One Problem For Solar ETFs No One Is Talking About
The ugly fate of solar stocks and the corresponding ETFs has been lamented plenty of times in recent months.
Chinese solar companies are not only cannibalizing each other with low prices, they're doing the same to their U.S. rivals. Not to mention, U.S. solar companies have been unable to flourish despite President Obama being an unabashed fan of alternative energy.
Factor in the slashed solar subsidies in Europe against the backdrop of the Euro Zone's sovereign debt crisis and it's no wonder the Guggenheim Solar ETF (NYSE: TAN) is down 71.1% in the past year. The rival Market Vectors Solar Energy ETF (NYSE: KWT) is off 72.5% over the same time frame.
There's another issue to be aware of with TAN and KWT and it involves First Solar (Nasdaq: FSLR). First Solar, the largest U.S. maker of solar panels, is a member of the S&P 500, believe it or not. It entered the broad market index in October 2009. At this point, it appears doubtful that the stock will be able to celebrate three yeas as an S&P 500 constituent.
First Solar's current flirtation with $18 means the stock is trading below its 2006 IPO price of $20. It also means the company has a market cap of $1.62 billion. That's good for the second-lowest market cap in the S&P 500. Only Supervalu (NYSE: SVU) has a lower market cap among S&P 500 components.
Guess what's happening to Supervalu? It will be expelled from the S&P 500 when Philips 66, the soon-to-be refining spinoff of ConocoPhillips (NYSE: COP), commences trading on May 1. That means unless First Solar shares start rallying soon or another S&P 500 member falls off a cliff, the stock is next in line to be bounced from the S&P 500.
Should that happen, a viscous circle starts for First Solar because S&P 500 tracking funds, mutual funds and ETFs, will be forced to sell their stakes in First Solar to ensure they are accurately tracking the index. Indeed, there are some companies that meet the S&P 500's market cap criteria that are not yet part of the index. For example, LinkedIn (NYSE: LNKD) with its market cap of over $10 billion comfortably qualifies for S&P 500 membership and would arguably make for a suitable replacement for First Solar.

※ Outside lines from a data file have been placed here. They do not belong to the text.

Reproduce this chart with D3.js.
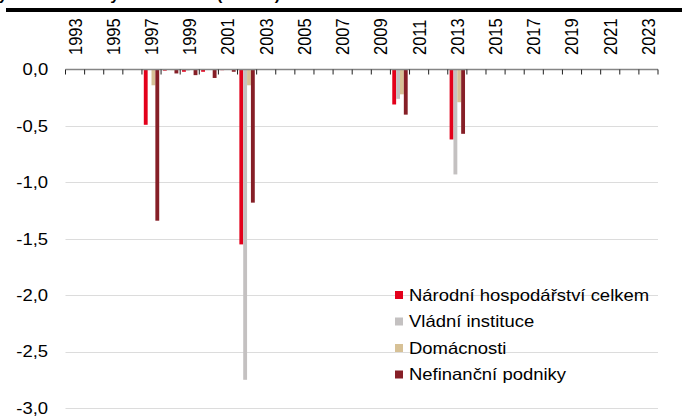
<!DOCTYPE html>
<html><head><meta charset="utf-8">
<script src="https://cdn.jsdelivr.net/npm/d3@7"></script>
<style>
html,body{margin:0;padding:0;background:#fff;}
svg{display:block;font-family:"Liberation Sans",Arial,sans-serif;}
</style></head>
<body>
<svg id="c" width="682" height="417"></svg>
<script>
// ---- data ----
const years = d3.range(1993, 2024).map(String);
const labelYears = years.filter((d,i) => i % 2 === 0);
const seriesNames = ["Národní hospodářství celkem","Vládní instituce","Domácnosti","Nefinanční podniky"];
const seriesColors = ["#e3001b","#c4c1c1","#d7c196","#861f27"];
// values by year (% HDP), 0 = no bar
const narodni   = {"1997":-0.49,"1998":-0.01,"1999":-0.02,"2000":-0.02,"2001":-0.006,"2002":-1.55,"2010":-0.31,"2013":-0.62};
const vladni    = {"1999":-0.01,"2002":-2.75,"2010":-0.26,"2013":-0.93};
const domacnosti= {"1997":-0.14,"1998":-0.006,"2002":-0.14,"2010":-0.22,"2013":-0.29};
const podniky   = {"1997":-1.34,"1998":-0.035,"1999":-0.05,"2000":-0.075,"2001":-0.02,"2002":-1.18,"2010":-0.40,"2013":-0.57};
const yTicks = [0,-0.5,-1,-1.5,-2,-2.5,-3];
const titleText = "Kapitálové transfery do ekonomiky dle institucí (% HDP)";

const seriesData = [narodni, vladni, domacnosti, podniky];
const rows = years.map(y => ({year:y, vals: seriesData.map((s,i)=>({key:seriesNames[i], v: s[y] || 0, c: seriesColors[i]}))}));

// ---- layout ----
const SX = 1.12;
const svg = d3.select("#c");
const root = svg.append("g").attr("transform", `scale(${SX},1)`);
const left = 65.5/SX, right = 658/SX;
const x0 = d3.scaleBand().domain(years).range([left, right]).padding(0);
const x1 = d3.scaleBand().domain(seriesNames).range([0, x0.bandwidth()]).paddingInner(0).paddingOuter(0.48);
const y = d3.scaleLinear().domain([-3, 0]).range([408, 69.5]);
const loc = d3.formatLocale({decimal:",", thousands:" ", grouping:[3], currency:["",""], minus:"-"});
const fmt = loc.format(".1f");

// title (cut off at the top edge, as in the reference) and rule
root.append("text").attr("x", -131).attr("y", 0)
  .attr("font-size", 14.3).attr("font-weight", "bold").attr("fill", "#000").text(titleText);
root.append("rect").attr("x", 6/SX).attr("y", 8).attr("width", (682-6)/SX).attr("height", 4).attr("fill", "#000");

// gridlines
root.append("g").selectAll("line").data(yTicks.filter(d=>d!==0)).join("line")
  .attr("x1", left).attr("x2", right)
  .attr("y1", d => Math.round(y(d))+0.5).attr("y2", d => Math.round(y(d))+0.5)
  .attr("stroke", "#dcdcdc").attr("stroke-width", 1);

// y axis labels
const ya = root.append("g").attr("transform", `translate(${left},0)`)
  .call(d3.axisLeft(y).tickValues(yTicks).tickSize(0).tickPadding(15.5).tickFormat(fmt));
ya.select(".domain").remove();
ya.selectAll("text").attr("font-size", 16.5).attr("fill", "#000").attr("font-family", "Liberation Sans, Arial, sans-serif");

// bars
root.append("g").selectAll("g").data(rows).join("g")
  .attr("transform", d => `translate(${x0(d.year)},0)`)
  .selectAll("rect").data(d => d.vals.filter(v => v.v !== 0)).join("rect")
  .attr("x", d => x1(d.key)).attr("width", x1.bandwidth())
  .attr("y", y(0)).attr("height", d => y(d.v) - y(0))
  .attr("fill", d => d.c);

// x axis line + boundary ticks
const xa = root.append("g");
xa.append("line").attr("x1", left).attr("x2", right).attr("y1", 69.5).attr("y2", 69.5)
  .attr("stroke", "#858585").attr("stroke-width", 1.3);
xa.selectAll("line.t").data(years.concat(["end"])).join("line").attr("class","t")
  .attr("x1", d => d==="end" ? right : x0(d)).attr("x2", d => d==="end" ? right : x0(d))
  .attr("y1", 69.5).attr("y2", 74.5).attr("stroke", "#222").attr("stroke-width", 0.9);

// rotated year labels
xa.selectAll("text").data(labelYears).join("text")
  .attr("transform", d => `translate(${x0(d) + x0.bandwidth()/2},55) rotate(-90)`)
  .attr("dy", "0.35em").attr("text-anchor", "start")
  .attr("font-size", 16.5).attr("fill", "#000").text(d => d);

// legend
const lg = root.append("g").selectAll("g").data(seriesNames).join("g")
  .attr("transform", (d,i) => `translate(${395/SX},${295 + i*26.5})`);
lg.append("rect").attr("x", 0).attr("y", -4).attr("width", 8/SX).attr("height", 8)
  .attr("fill", (d,i) => seriesColors[i]);
lg.append("text").attr("x", (409-395)/SX).attr("y", 0).attr("dy", "0.35em")
  .attr("font-size", 16.5).attr("fill", "#000").text(d => d);
</script>
</body></html>
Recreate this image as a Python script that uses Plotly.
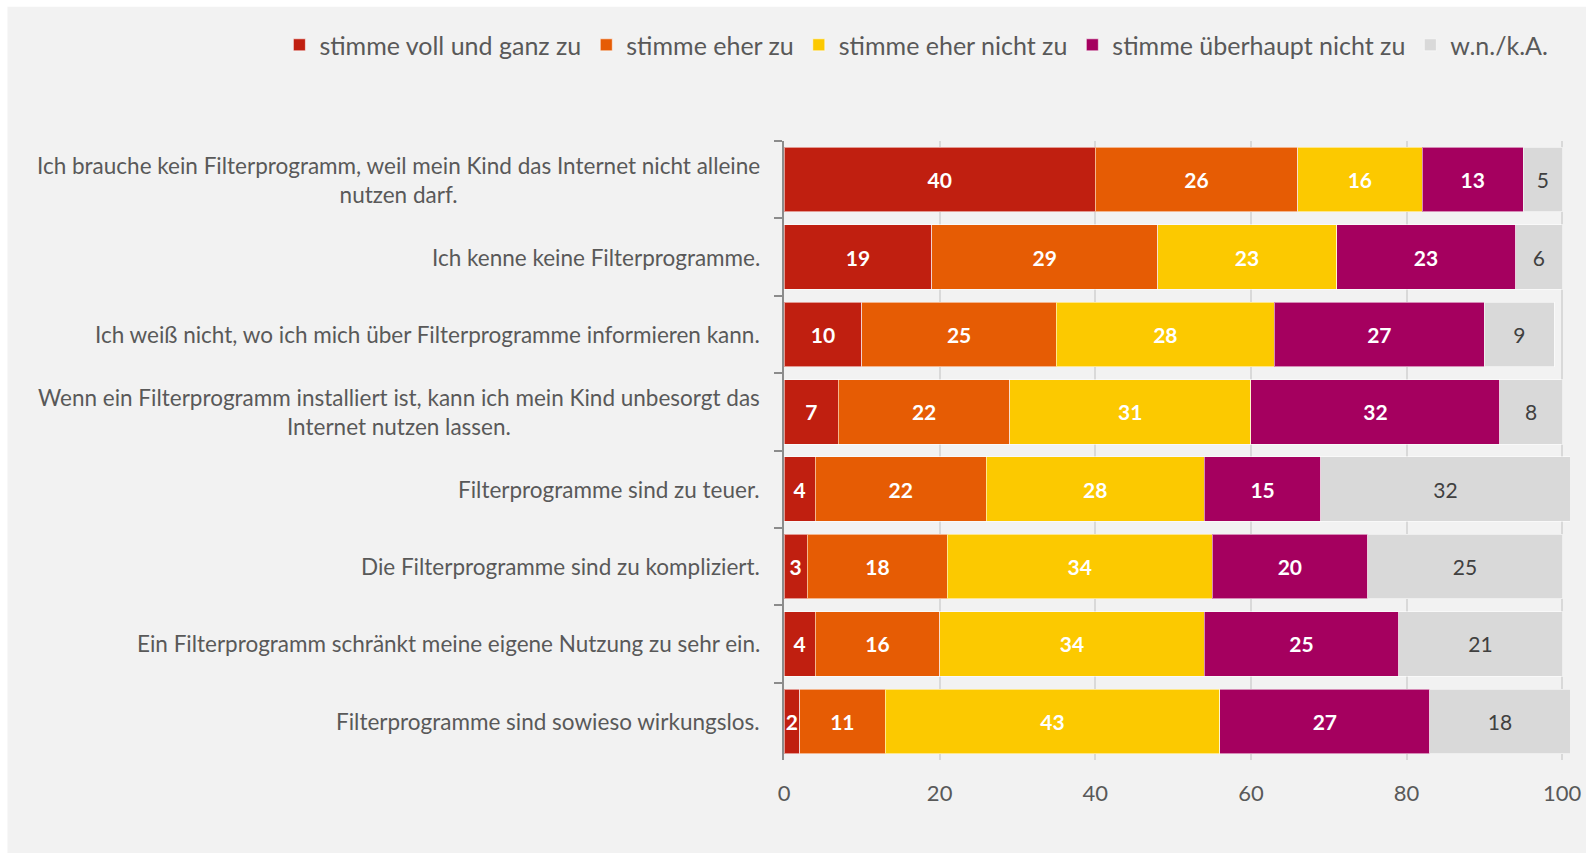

Obviously, that's not good news for the stock. It's not good news for TAN and KWT, either. First Solar is TAN's second-largest component with a weight of almost 9.1%, according to Guggenheim data updated on April 24. First Solar is KWT's third-largest holding with a weight of 8.76% as of April 24.
In the essence of fairness, Standard & Poor's has not publicly said First Solar is at risk of S&P 500 expulsion. However, common sense says the risk is real and that means more downside risk to the already downtrodden TAN and KWT.